Nisala Kalupahana knows firsthand the impact of career readiness programs and mentorship, which is why the Vanderbilt computer science major volunteered to help mentor a group of high schoolers who competed against some of the best robotics teams in the world April 17-20 in Houston, Texas.

2024 Pioneers team.

Kalupahana, Vanderbilt engineering alum Shun Ahmed, and Bryce Hanson, a graduating senior majoring in Human and Organizational Development (HOD) at Vanderbilt, coach and mentor a student-led robotics team called the Pioneers. They are comprised of 44 mostly underrepresented 8th-12th graders from six Nashville schools.

The team is operated by the nonprofit organization Adroit, which seeks to connect students from different backgrounds through STEM education via FIRST’s (For Inspiration and Recognition of Science and Technology) robotics programs.

“I’m so proud to mentor the Pioneers,” said Kalupahana. “FRC (FIRST Robotics Competition) is one of the best career readiness programs out there. In fact, I got some of my summer internships in college because of projects that I had done on my high school FRC team. Now, I get to give students in Nashville those same opportunities.”

Through the Pioneers, students work with industry experts and professionals in designing, building, and coding an industrial-grade robot. Additionally, students deal with real-world challenges, such as budgetary constraints, time limitations, and marketing challenges.

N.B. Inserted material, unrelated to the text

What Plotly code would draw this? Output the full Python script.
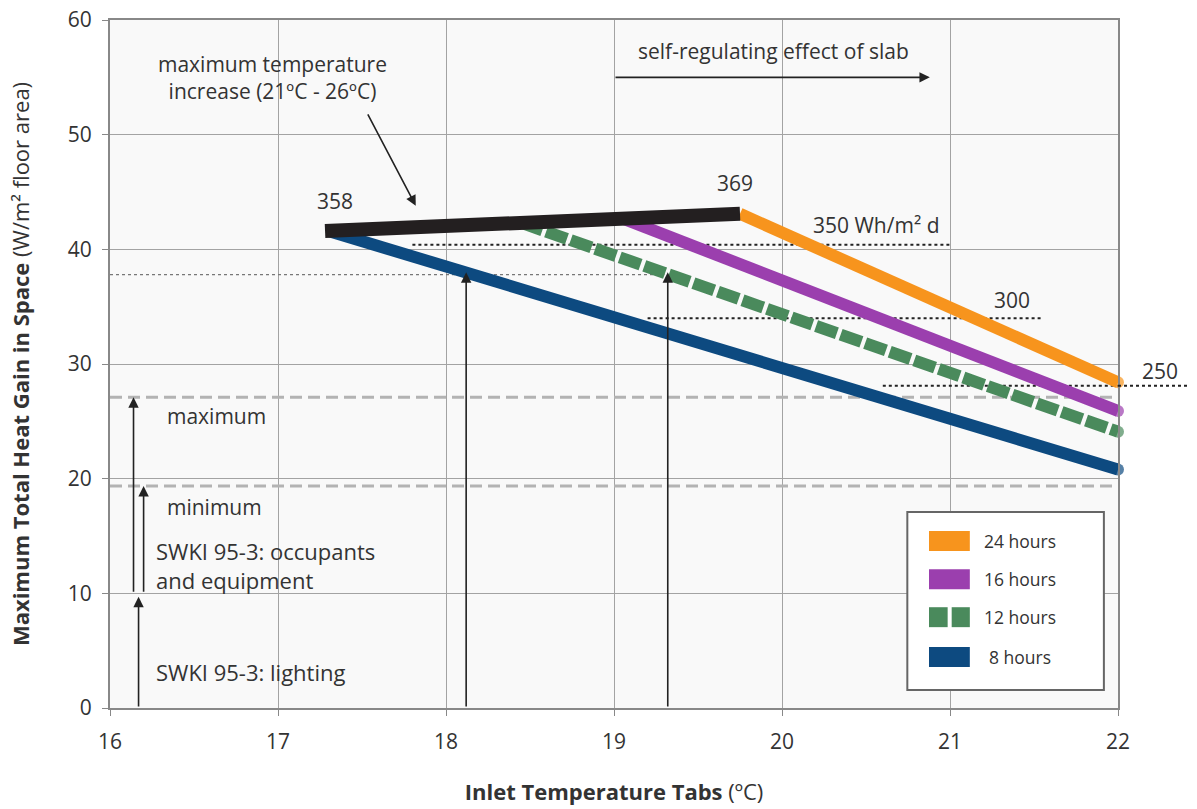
import plotly.graph_objects as go

# ---------------- data ----------------
black_x = [17.28, 19.75]
black_y = [41.6, 43.1]

series_names = ["24 hours", "16 hours", "12 hours", "8 hours"]
series_colors = ["#f7941d", "#9b3fae", "#4a8a5c", "#0d4a80"]
series_dash = ["solid", "solid", "22px,4px", "solid"]
x_24 = [19.75, 22.0]
y_24 = [43.1, 28.4]
x_16 = [19.05, 22.0]
y_16 = [42.7, 25.9]
x_12 = [18.45, 22.0]
y_12 = [42.3, 24.1]
x_8 = [17.3, 22.0]
y_8 = [41.6, 20.8]
series_x = [x_24, x_16, x_12, x_8]
series_y = [y_24, y_16, y_12, y_8]

# reference levels
level_350 = 40.4
level_350_x = [17.8, 21.0]
level_38 = 37.8
level_38_x = [16.0, 19.3]
level_300 = 34.0
level_300_x = [19.2, 21.55]
level_250 = 28.1
level_250_x = [20.6, 22.0]
max_level = 27.1
min_level = 19.35

# arrows (x, y_from, y_to)
arrows_vertical = [
    (16.14, 10.0, 27.1),
    (16.2, 10.0, 19.35),
    (16.17, 0.0, 9.7),
    (18.12, 0.0, 38.0),
    (19.32, 0.0, 38.0),
]

x_ticks = [16, 17, 18, 19, 20, 21, 22]
y_ticks = [0, 10, 20, 30, 40, 50, 60]

FONT = "Open Sans"
TXT = "#333333"

fig = go.Figure()

def hline(xs, yv, color, width, dash):
    fig.add_trace(go.Scatter(x=xs, y=[yv, yv], mode="lines",
                             line=dict(color=color, width=width, dash=dash),
                             showlegend=False, hoverinfo="skip"))

hline([16, 22], max_level, "#b3b3b3", 3, "12px,6px")
hline([16, 22], min_level, "#b3b3b3", 3, "12px,6px")
hline(level_38_x, level_38, "#777777", 1.3, "3px,3px")
hline(level_350_x, level_350, "#222222", 2, "3px,3px")
hline(level_300_x, level_300, "#222222", 2, "3px,3px")
hline(level_250_x, level_250, "#222222", 2, "3px,3px")

for i in [3, 2, 1, 0]:
    fig.add_trace(go.Scatter(
        x=series_x[i], y=series_y[i], mode="lines+markers", name=series_names[i],
        line=dict(color=series_colors[i], width=12, dash=series_dash[i]),
        marker=dict(color=series_colors[i], size=[0, 12], line=dict(width=0)),
        cliponaxis=False, showlegend=False))

fig.add_trace(go.Scatter(x=black_x, y=black_y, mode="lines",
                         line=dict(color="#231f20", width=14),
                         showlegend=False, hoverinfo="skip"))

annotations = []
for (xa, y0, y1) in arrows_vertical:
    annotations.append(dict(x=xa, y=y1, ax=xa, ay=y0, xref="x", yref="y",
                            axref="x", ayref="y", text="", showarrow=True,
                            arrowhead=2, arrowsize=1.3, arrowwidth=1.6,
                            arrowcolor="#222222", standoff=0))

annotations.append(dict(x=17.82, y=43.8, ax=17.53, ay=51.9, xref="x", yref="y",
                        axref="x", ayref="y", text="", showarrow=True,
                        arrowhead=2, arrowsize=1.3, arrowwidth=1.6,
                        arrowcolor="#222222", standoff=0))
annotations.append(dict(x=20.88, y=55.0, ax=19.0, ay=55.0, xref="x", yref="y",
                        axref="x", ayref="y", text="", showarrow=True,
                        arrowhead=2, arrowsize=1.3, arrowwidth=1.6,
                        arrowcolor="#222222", standoff=0))

def label(x, y, text, xanchor="center", size=21, xref="x"):
    annotations.append(dict(x=x, y=y, xref=xref, yref="y", text=text,
                            showarrow=False, xanchor=xanchor, yanchor="middle",
                            font=dict(family=FONT, size=size, color=TXT),
                            align="left" if xanchor == "left" else "center"))

label(16.97, 55.0, "maximum temperature<br>increase (21ºC - 26ºC)")
label(19.95, 57.3, "self-regulating effect of slab")
label(17.34, 44.2, "358")
label(19.72, 45.8, "369")
label(20.17, 42.1, "350 Wh/m² d", xanchor="left")
label(21.37, 35.6, "300")
label(1.042, 29.4, "250", xref="paper")
label(16.33, 25.5, "maximum", xanchor="left")
label(16.33, 17.5, "minimum", xanchor="left")
label(16.26, 12.45, "SWKI 95-3: occupants<br>and equipment", xanchor="left", size=22)
label(16.26, 3.1, "SWKI 95-3: lighting", xanchor="left", size=22)

shapes = [
    dict(type="line", xref="paper", yref="y", x0=1.0, x1=1.07,
         y0=level_250, y1=level_250,
         line=dict(color="#222222", width=2, dash="3px,3px")),
]

# legend drawn in paper coordinates
lx0, lx1, ly0, ly1 = 0.791, 0.986, 0.026, 0.285
shapes.append(dict(type="rect", xref="paper", yref="paper", x0=lx0, x1=lx1,
                   y0=ly0, y1=ly1, fillcolor="white",
                   line=dict(color="#666666", width=2), layer="above"))
row_y = [0.2427, 0.187, 0.132, 0.074]
for i, name in enumerate(series_names):
    yc = row_y[i]
    if i == 2:
        pieces = [(0.8125, 0.831), (0.835, 0.853)]
    else:
        pieces = [(0.8125, 0.853)]
    for (a, b) in pieces:
        shapes.append(dict(type="rect", xref="paper", yref="paper",
                           x0=a, x1=b, y0=yc - 0.0145, y1=yc + 0.0145,
                           fillcolor=series_colors[i], line=dict(width=0), layer="above"))
    annotations.append(dict(x=0.865 if i < 3 else 0.870, y=yc, xref="paper", yref="paper",
                            text=name, showarrow=False, xanchor="left",
                            yanchor="middle",
                            font=dict(family=FONT, size=17.5, color=TXT)))

fig.update_layout(
    width=1197, height=809,
    margin=dict(l=110, r=79, t=20, b=101, autoexpand=False),
    paper_bgcolor="white",
    plot_bgcolor="#f9f9f9",
    font=dict(family=FONT, size=21, color=TXT),
    annotations=annotations,
    shapes=shapes,
    showlegend=False,
    xaxis=dict(
        range=[16, 22], tickvals=x_ticks, ticks="outside", ticklen=6,
        tickcolor="#888888", showgrid=True, gridcolor="#a3a3a3", gridwidth=1,
        showline=True, linecolor="#888888", linewidth=2, mirror=True,
        zeroline=False, ticklabelstandoff=8, automargin=False,
        tickfont=dict(family=FONT, size=21, color=TXT),
        title=dict(text="<b>Inlet Temperature Tabs</b> (ºC)", standoff=30,
                   font=dict(family=FONT, size=22, color=TXT)),
    ),
    yaxis=dict(
        range=[0, 60], tickvals=y_ticks, ticks="outside", ticklen=6,
        tickcolor="#888888", showgrid=True, gridcolor="#a3a3a3", gridwidth=1,
        showline=True, linecolor="#888888", linewidth=2, mirror=True,
        zeroline=False, ticklabelstandoff=6, automargin=False,
        tickfont=dict(family=FONT, size=21, color=TXT),
        title=dict(text="<b>Maximum Total Heat Gain in Space</b> (W/m² floor area)",
                   standoff=32, font=dict(family=FONT, size=22, color=TXT)),
    ),
)

fig.write_html("out.html")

In regional competition, the Pioneers won the “Engineering Inspiration Award” for spreading a culture of engineering within their schools and community. The team helped start a FIRST LEGO League team (LEGO robotics for elementary schoolers), ran STEM nights for younger students, and hosted a STEAM art gallery in Nashville, among other events. They also received the Autonomous Award for having the most consistent autonomous scoring at one of their competitions.

This is Kalupahana’s third year working with the Pioneers, and he said he loves seeing his mentees excel.

“I’ve seen the students I specifically mentor grow to become strong programmers and leaders that would rival students here at Vanderbilt,” he said. “Mentors are key to this process of student growth — they help students find ways to reach their goals and discover what’s possible, and push them to realize their potential.”

Kalupahana, who will graduate in May along with Hanson, recently received a distinguished 2024 Camelback Fellowship that will support an app he developed to improve people’s mental health.